Che fine ha fatto il giornalismo d’inchiesta?
Pellicola dalla struttura classica, Truth racconta una storia vera e contemporaneamente s’interroga sulla difficile coabitazione tra potere e giornalismo d’inchiesta, sottolineando come quest’ultimo sia diventato, col tempo, una vera e propria spada di Damocle sui profitti delle emittenti televisive.
Nel 2005 Dan Rather, famoso anchorman della CBS, rassegnò le dimissioni a causa di un servizio su George W. Bush, che ne minava la credibilità all’interno dell’esercito statunitense. Creatrice del servizio televisivo fu Mary Mapes, produttrice del programma “60 minutes”, che negli anni aveva realizzato molti scoop giornalistici.
Il regista Vanderbilt realizza un’opera perfettamente inserita all’interno di una scuola cinematografica (quella statunitense), che si pone delle domande sull’utilità del giornalismo e sulla sua interferenza con le alte cariche dello Stato. Truth mette in scena la storia vera di un gruppo di giornalisti d’assalto che nel 2005 hanno messo in piedi un caso che non avrebbe permesso a Bush figlio di ottenere il secondo mandato come Presidente degli Stati Uniti. Prove, testimonianze e affermazioni (successivamente ritrattate) sono alla base del dramma personale che ha travolto Mary Mapes, il programma della CBS “60 minutes” e il noto anchorman Dan Rather.

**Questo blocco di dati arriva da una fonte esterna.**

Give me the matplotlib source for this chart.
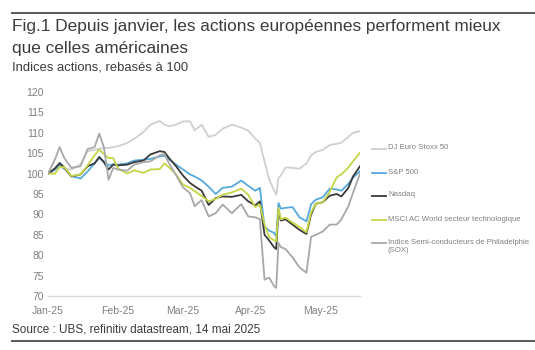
import matplotlib
matplotlib.use("Agg")
import matplotlib.pyplot as plt
from matplotlib.lines import Line2D
import pandas as pd

plt.rcParams['font.family'] = ['Liberation Sans', 'DejaVu Sans']

# dates of the sampled points
dates = ['2024-12-31', '2025-01-03', '2025-01-05', '2025-01-07', '2025-01-10', '2025-01-14',
         '2025-01-17', '2025-01-20', '2025-01-22', '2025-01-24', '2025-01-26', '2025-01-28',
         '2025-01-30', '2025-02-03', '2025-02-06', '2025-02-10', '2025-02-13', '2025-02-17',
         '2025-02-19', '2025-02-21', '2025-02-24', '2025-02-27', '2025-03-02', '2025-03-04',
         '2025-03-07', '2025-03-10', '2025-03-13', '2025-03-16', '2025-03-20', '2025-03-24',
         '2025-03-27', '2025-03-30', '2025-04-01', '2025-04-03', '2025-04-05', '2025-04-07',
         '2025-04-08', '2025-04-09', '2025-04-10', '2025-04-12', '2025-04-15', '2025-04-18',
         '2025-04-21', '2025-04-23', '2025-04-25', '2025-04-28', '2025-05-01', '2025-05-04',
         '2025-05-06', '2025-05-09', '2025-05-11', '2025-05-14']

euro_stoxx = [100, 100.9, 101.7, 101.1, 101.0, 102.3, 105.5, 105.8, 106.1, 106.3, 106.3, 106.5,
              106.7, 107.5, 108.5, 110.2, 112.0, 112.9, 112.0, 111.6, 112.0, 112.8, 112.8, 110.6,
              112.0, 109.0, 109.5, 111.0, 112.0, 111.3, 110.5, 108.6, 107.5, 103.0, 98.5, 96.0,
              94.8, 99.0, 99.5, 101.5, 101.4, 101.2, 102.5, 104.5, 105.3, 105.8, 107.0, 107.3,
              107.6, 109.0, 110.0, 110.4]
sp500 = [100, 101.0, 102.2, 101.3, 99.4, 98.8, 100.5, 102.5, 103.8, 103.0, 102.0, 102.3,
         102.2, 102.5, 103.2, 103.4, 103.6, 104.2, 104.4, 103.5, 102.2, 101.0, 99.8, 99.3,
         98.3, 96.8, 95.0, 96.5, 96.8, 98.3, 97.0, 95.8, 96.5, 87.0, 86.0, 85.5,
         84.6, 92.8, 91.4, 91.6, 91.8, 89.3, 88.3, 92.5, 93.6, 94.2, 96.3, 96.1,
         95.8, 97.5, 99.0, 100.6]
nasdaq = [100, 101.3, 102.6, 101.5, 99.3, 99.8, 101.8, 102.5, 104.1, 102.8, 101.0, 102.2,
          102.0, 102.2, 102.8, 103.2, 104.7, 105.5, 105.3, 103.8, 101.8, 99.5, 97.7, 96.9,
          95.8, 92.3, 94.0, 94.4, 94.3, 94.8, 93.2, 92.2, 93.2, 85.0, 83.6, 82.0,
          81.5, 91.0, 88.5, 88.8, 87.5, 86.2, 85.2, 90.0, 92.6, 93.0, 94.6, 95.0,
          94.4, 96.5, 99.3, 101.8]
msci_tech = [100, 100.0, 101.6, 101.6, 99.4, 99.8, 102.0, 104.5, 105.9, 104.8, 103.8, 103.8,
             101.3, 100.0, 100.8, 100.2, 101.0, 101.1, 102.5, 101.5, 99.8, 97.3, 96.5, 95.7,
             94.5, 93.2, 93.8, 94.8, 95.4, 96.3, 94.8, 91.8, 92.4, 87.5, 84.4, 83.7,
             83.4, 91.6, 88.8, 89.2, 88.0, 86.9, 85.6, 90.5, 92.6, 93.0, 95.5, 99.1,
             99.8, 101.5, 103.0, 105.1]
sox = [100, 103.5, 106.5, 103.8, 101.4, 101.8, 106.0, 106.5, 109.8, 106.5, 98.5, 101.4,
       101.0, 100.7, 102.2, 102.8, 103.0, 104.5, 104.8, 102.5, 99.6, 96.6, 95.2, 92.0,
       93.5, 89.5, 90.3, 92.4, 90.3, 92.5, 89.5, 89.3, 88.8, 74.0, 74.5, 72.5,
       72.0, 83.0, 82.0, 81.5, 79.5, 77.0, 75.7, 84.5, 85.0, 85.8, 87.5, 87.5,
       88.8, 92.0, 95.3, 100.0]

labels = ['DJ Euro Stoxx 50', 'S&P 500', 'Nasdaq', 'MSCI AC World secteur technologique',
          'Indice Semi-conducteurs de Philadelphie\n(SOX)']
colors = ['#cfcfcf', '#55aadd', '#3a3a3a', '#c6d545', '#a8a8a8']
series = [euro_stoxx, sp500, nasdaq, msci_tech, sox]

tick_dates = ['2024-12-31', '2025-01-30', '2025-02-27', '2025-03-28', '2025-04-27']
tick_labels = ['Jan-25', 'Feb-25', 'Mar-25', 'Apr-25', 'May-25']

W, H = 535, 350
fig = plt.figure(figsize=(W / 100, H / 100), dpi=100)
ax = fig.add_axes([48 / W, 1 - 296 / H, 312 / W, 204 / H])

x = pd.to_datetime(dates)
for vals, col in zip(series, colors):
    ax.plot(x, vals, color=col, lw=1.3, solid_joinstyle='round')

ax.set_xlim(pd.Timestamp('2024-12-31'), pd.Timestamp('2025-05-14'))
ax.set_ylim(70, 120)
ax.set_yticks(range(70, 121, 5))
ax.set_xticks(pd.to_datetime(tick_dates))
ax.set_xticklabels(tick_labels)
ax.tick_params(axis='both', length=0, labelsize=7.5, labelcolor='#808080')
ax.tick_params(axis='x', pad=7)
ax.tick_params(axis='y', pad=3)
for s in ['top', 'right', 'left']:
    ax.spines[s].set_visible(False)
ax.spines['bottom'].set_color('#d9d9d9')
ax.spines['bottom'].set_linewidth(1)

# legend drawn by hand to the right of the plot
leg_y = [149, 173, 196, 220, 243]
for lab, col, yy in zip(labels, colors, leg_y):
    fig.add_artist(Line2D([372 / W, 386 / W], [1 - yy / H] * 2, transform=fig.transFigure,
                          color=col, lw=1.3))
    fig.text(388 / W, 1 - (yy - 4.5) / H, lab, fontsize=5.6, color='#808080', va='top',
             ha='left', linespacing=1.35)

# titles, source and rules
fig.add_artist(Line2D([12 / W, 1], [1 - 13 / H] * 2, transform=fig.transFigure,
                      color='#5a5a5a', lw=1.4))
fig.text(12 / W, 1 - 27 / H, 'Fig.1 Depuis janvier, les actions européennes performent mieux',
         fontsize=12.4, color='#3c3c3c', va='center')
fig.text(12 / W, 1 - 49 / H, 'que celles américaines', fontsize=12.4, color='#3c3c3c',
         va='center')
fig.text(12 / W, 1 - 68 / H, 'Indices actions, rebasés à 100', fontsize=9.4, color='#3c3c3c',
         va='center')
fig.text(12 / W, 1 - 330 / H, 'Source : UBS, refinitiv datastream, 14 mai 2025', fontsize=8.5,
         color='#3c3c3c', va='center')
fig.add_artist(Line2D([12 / W, 1], [1 - 341 / H] * 2, transform=fig.transFigure,
                      color='#5a5a5a', lw=1.4))

fig.savefig('out.png', dpi=100)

Truth cerca la verità per poi ritrattarla immediatamente nella seconda parte del film, mettendo in discussione teorie e tesi (che nella prima parte sembravano fondate e schiaccianti) e relegando in un angolo l’inchiesta a favore dell’interesse per il contesto che ruota attorno alla protagonista Mary.
Il potere dello Stato, le illazioni, le elucubrazioni di Internet mettono alla berlina un lavoro accurato (?) e potenzialmente scottante: Vanderbilt non relega questi elementi in un angolo per portare avanti un attacco alle interferenze dei poteri forti, ma li pone in primo piano, quasi a voler sostenere l’ambiguità e l’insicurezza di un servizio montato in fretta e furia e portatore di più di un dubbio. Diversamente ciò che fa il regista è interrogarsi sul ruolo della stampa, sulla sua “inutilità” in un mondo contemporaneo nel quale l’immediatezza, il gossip facile e la calunnia senza riserve (Internet docet) sono strumenti più facili da maneggiare e manovrare.
Contraddistinto dall’intensa prova recitativa di Cate Blanchett e dalla prova classica e risoluta da grande attore di Robert Redford, Truth è un film d’inchiesta convenzionale, fluido e dalle basi solide. Un prodotto che, pur dilungandosi eccessivamente, trova la giusta chiave per accattivare il pubblico e coinvolgerlo. Un dramma che ha avuto ripercussioni sulla carriera professionale di una donna moralmente integra, che si scontra con l’ottusa sfacciataggine di uomini con il “coltello dalla parte del manico” che minano la sua credibilità e il duro lavoro di anni. Un film da vedere per comprendere dove sia finito il giornalismo d’inchiesta, quello che ha messo spalle al muro Nixon e Clinton, che ha parlato di Guantanamo e delle ambigue motivazioni di una guerra in Iraq; è stato assorbito dal potere, che tutto può e tutto insabbia.